* [What the exercise asks]
Return the listing below verbatim. Pictures do not belong in the copy.
═════ Stored data ═════
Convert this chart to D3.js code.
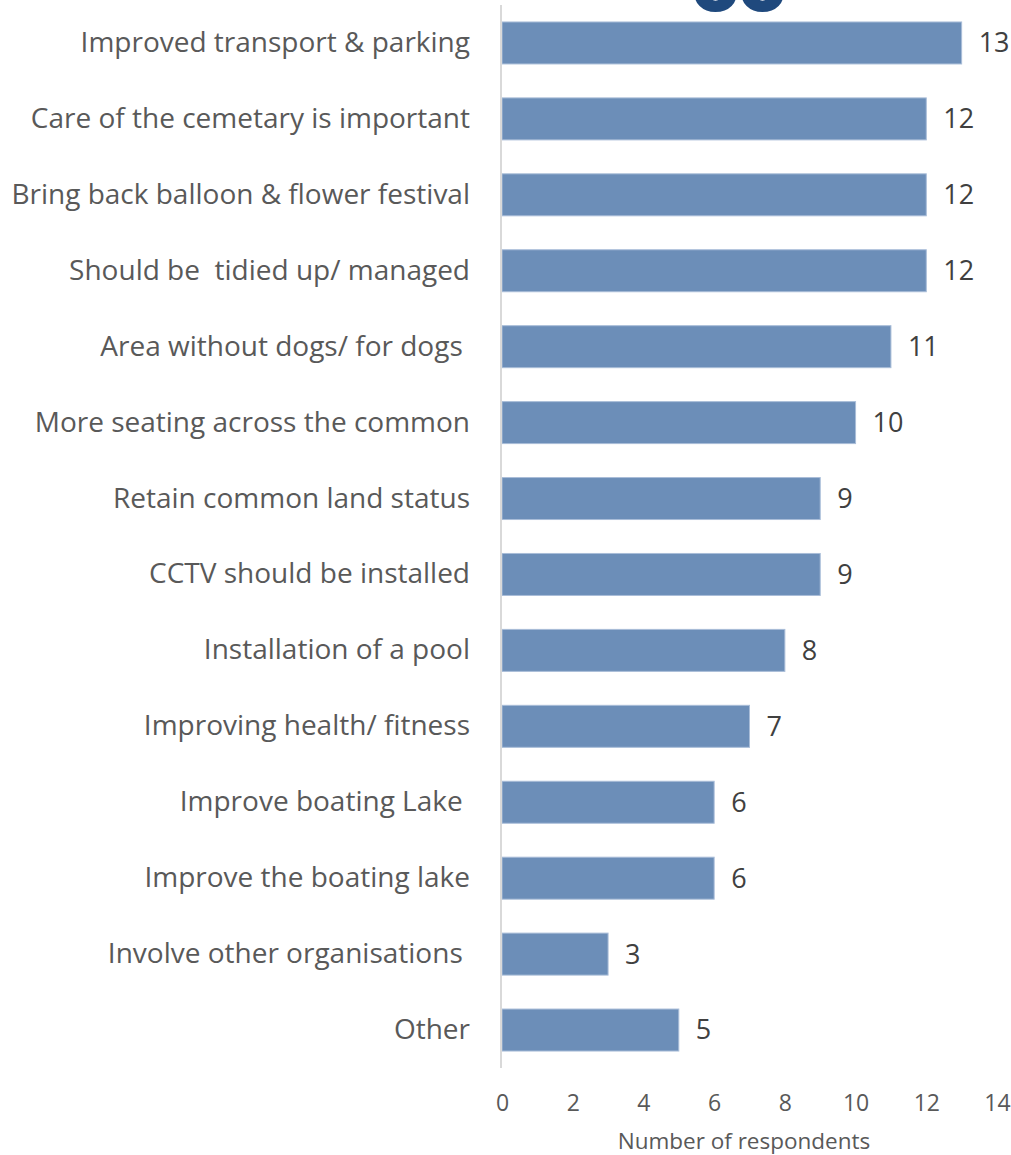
<!DOCTYPE html>
<html>
<head>
<meta charset="utf-8">
<script src="https://cdn.jsdelivr.net/npm/d3@7"></script>
<style>
  html, body { margin: 0; padding: 0; background: #ffffff; }
  svg { display: block; }
  text { font-family: "Open Sans", sans-serif; }
</style>
</head>
<body>
<script>
const categories = [
  "Improved transport & parking",
  "Care of the cemetary is important",
  "Bring back balloon & flower festival",
  "Should be  tidied up/ managed",
  "Area without dogs/ for dogs ",
  "More seating across the common",
  "Retain common land status",
  "CCTV should be installed",
  "Installation of a pool",
  "Improving health/ fitness",
  "Improve boating Lake ",
  "Improve the boating lake",
  "Involve other organisations ",
  "Other"
];
const values = [13, 12, 12, 12, 11, 10, 9, 9, 8, 7, 6, 6, 3, 5];
const xTicks = [0, 2, 4, 6, 8, 10, 12, 14];
const xTitle = "Number of respondents";

const W = 1011, H = 1155;
const svg = d3.select("body").append("svg").attr("width", W).attr("height", H);

// partially visible title glyphs at the top (cut off in the reference)
svg.append("text")
  .attr("x", 737).attr("y", 11)
  .attr("text-anchor", "middle")
  .attr("font-size", 80).attr("font-weight", 800)
  .attr("fill", "#1f497d")
  .attr("letter-spacing", -4)
  .text("oo");

const x = d3.scaleLinear().domain([0, 14]).range([502, 997]);
const y = d3.scaleBand().domain(categories).range([5, 1068]).paddingInner(0.447).paddingOuter(0.2235);

// bars
svg.append("g").selectAll("rect").data(categories).join("rect")
  .attr("x", x(0))
  .attr("y", d => y(d))
  .attr("width", (d, i) => x(values[i]) - x(0))
  .attr("height", y.bandwidth())
  .attr("fill", "#6c8eb8")
  .attr("stroke", "#a9bdd8")
  .attr("stroke-width", 1);

// vertical axis line
svg.append("line")
  .attr("x1", x(0) - 1).attr("x2", x(0) - 1)
  .attr("y1", 5).attr("y2", 1068)
  .attr("stroke", "#d9d9d9").attr("stroke-width", 2);

// category labels
const yAxis = d3.axisLeft(y).tickSize(0).tickPadding(32);
const yg = svg.append("g").attr("transform", `translate(${x(0)},0)`).call(yAxis);
yg.select(".domain").remove();
yg.selectAll("text")
  .attr("font-size", 28)
  .attr("fill", "#595959")
  .attr("font-family", "'Open Sans', sans-serif")
  .style("white-space", "pre")
  .attr("xml:space", "preserve");

// value labels
svg.append("g").selectAll("text").data(categories).join("text")
  .attr("x", (d, i) => x(values[i]) + 17)
  .attr("y", d => y(d) + y.bandwidth() / 2)
  .attr("dy", "0.35em")
  .attr("font-size", 27)
  .attr("fill", "#404040")
  .text((d, i) => values[i]);

// x axis ticks (no line)
const xAxis = d3.axisBottom(x).tickValues(xTicks).tickSize(0).tickPadding(0).tickFormat(d3.format("d"));
const xg = svg.append("g").attr("transform", `translate(0,1103)`).call(xAxis);
xg.select(".domain").remove();
xg.selectAll("text")
  .attr("dy", "0.35em")
  .attr("font-size", 23)
  .attr("fill", "#595959")
  .attr("font-family", "'Open Sans', sans-serif");

// x axis title
svg.append("text")
  .attr("x", 744).attr("y", 1141)
  .attr("dy", "0.35em")
  .attr("text-anchor", "middle")
  .attr("font-size", 22.5)
  .attr("fill", "#595959")
  .text(xTitle);
</script>
</body>
</html>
═════
* [Solution to the problem]
Convert this chart to D3.js code.
<!DOCTYPE html>
<html>
<head>
<meta charset="utf-8">
<script src="https://cdn.jsdelivr.net/npm/d3@7"></script>
<style>
  html, body { margin: 0; padding: 0; background: #ffffff; }
  svg { display: block; }
  text { font-family: "Open Sans", sans-serif; }
</style>
</head>
<body>
<script>
const categories = [
  "Improved transport & parking",
  "Care of the cemetary is important",
  "Bring back balloon & flower festival",
  "Should be  tidied up/ managed",
  "Area without dogs/ for dogs ",
  "More seating across the common",
  "Retain common land status",
  "CCTV should be installed",
  "Installation of a pool",
  "Improving health/ fitness",
  "Improve boating Lake ",
  "Improve the boating lake",
  "Involve other organisations ",
  "Other"
];
const values = [13, 12, 12, 12, 11, 10, 9, 9, 8, 7, 6, 6, 3, 5];
const xTicks = [0, 2, 4, 6, 8, 10, 12, 14];
const xTitle = "Number of respondents";

const W = 1011, H = 1155;
const svg = d3.select("body").append("svg").attr("width", W).attr("height", H);

// partially visible title glyphs at the top (cut off in the reference)
svg.append("text")
  .attr("x", 737).attr("y", 11)
  .attr("text-anchor", "middle")
  .attr("font-size", 80).attr("font-weight", 800)
  .attr("fill", "#1f497d")
  .attr("letter-spacing", -4)
  .text("oo");

const x = d3.scaleLinear().domain([0, 14]).range([502, 997]);
const y = d3.scaleBand().domain(categories).range([5, 1068]).paddingInner(0.447).paddingOuter(0.2235);

// bars
svg.append("g").selectAll("rect").data(categories).join("rect")
  .attr("x", x(0))
  .attr("y", d => y(d))
  .attr("width", (d, i) => x(values[i]) - x(0))
  .attr("height", y.bandwidth())
  .attr("fill", "#6c8eb8")
  .attr("stroke", "#a9bdd8")
  .attr("stroke-width", 1);

// vertical axis line
svg.append("line")
  .attr("x1", x(0) - 1).attr("x2", x(0) - 1)
  .attr("y1", 5).attr("y2", 1068)
  .attr("stroke", "#d9d9d9").attr("stroke-width", 2);

// category labels
const yAxis = d3.axisLeft(y).tickSize(0).tickPadding(32);
const yg = svg.append("g").attr("transform", `translate(${x(0)},0)`).call(yAxis);
yg.select(".domain").remove();
yg.selectAll("text")
  .attr("font-size", 28)
  .attr("fill", "#595959")
  .attr("font-family", "'Open Sans', sans-serif")
  .style("white-space", "pre")
  .attr("xml:space", "preserve");

// value labels
svg.append("g").selectAll("text").data(categories).join("text")
  .attr("x", (d, i) => x(values[i]) + 17)
  .attr("y", d => y(d) + y.bandwidth() / 2)
  .attr("dy", "0.35em")
  .attr("font-size", 27)
  .attr("fill", "#404040")
  .text((d, i) => values[i]);

// x axis ticks (no line)
const xAxis = d3.axisBottom(x).tickValues(xTicks).tickSize(0).tickPadding(0).tickFormat(d3.format("d"));
const xg = svg.append("g").attr("transform", `translate(0,1103)`).call(xAxis);
xg.select(".domain").remove();
xg.selectAll("text")
  .attr("dy", "0.35em")
  .attr("font-size", 23)
  .attr("fill", "#595959")
  .attr("font-family", "'Open Sans', sans-serif");

// x axis title
svg.append("text")
  .attr("x", 744).attr("y", 1141)
  .attr("dy", "0.35em")
  .attr("text-anchor", "middle")
  .attr("font-size", 22.5)
  .attr("fill", "#595959")
  .text(xTitle);
</script>
</body>
</html>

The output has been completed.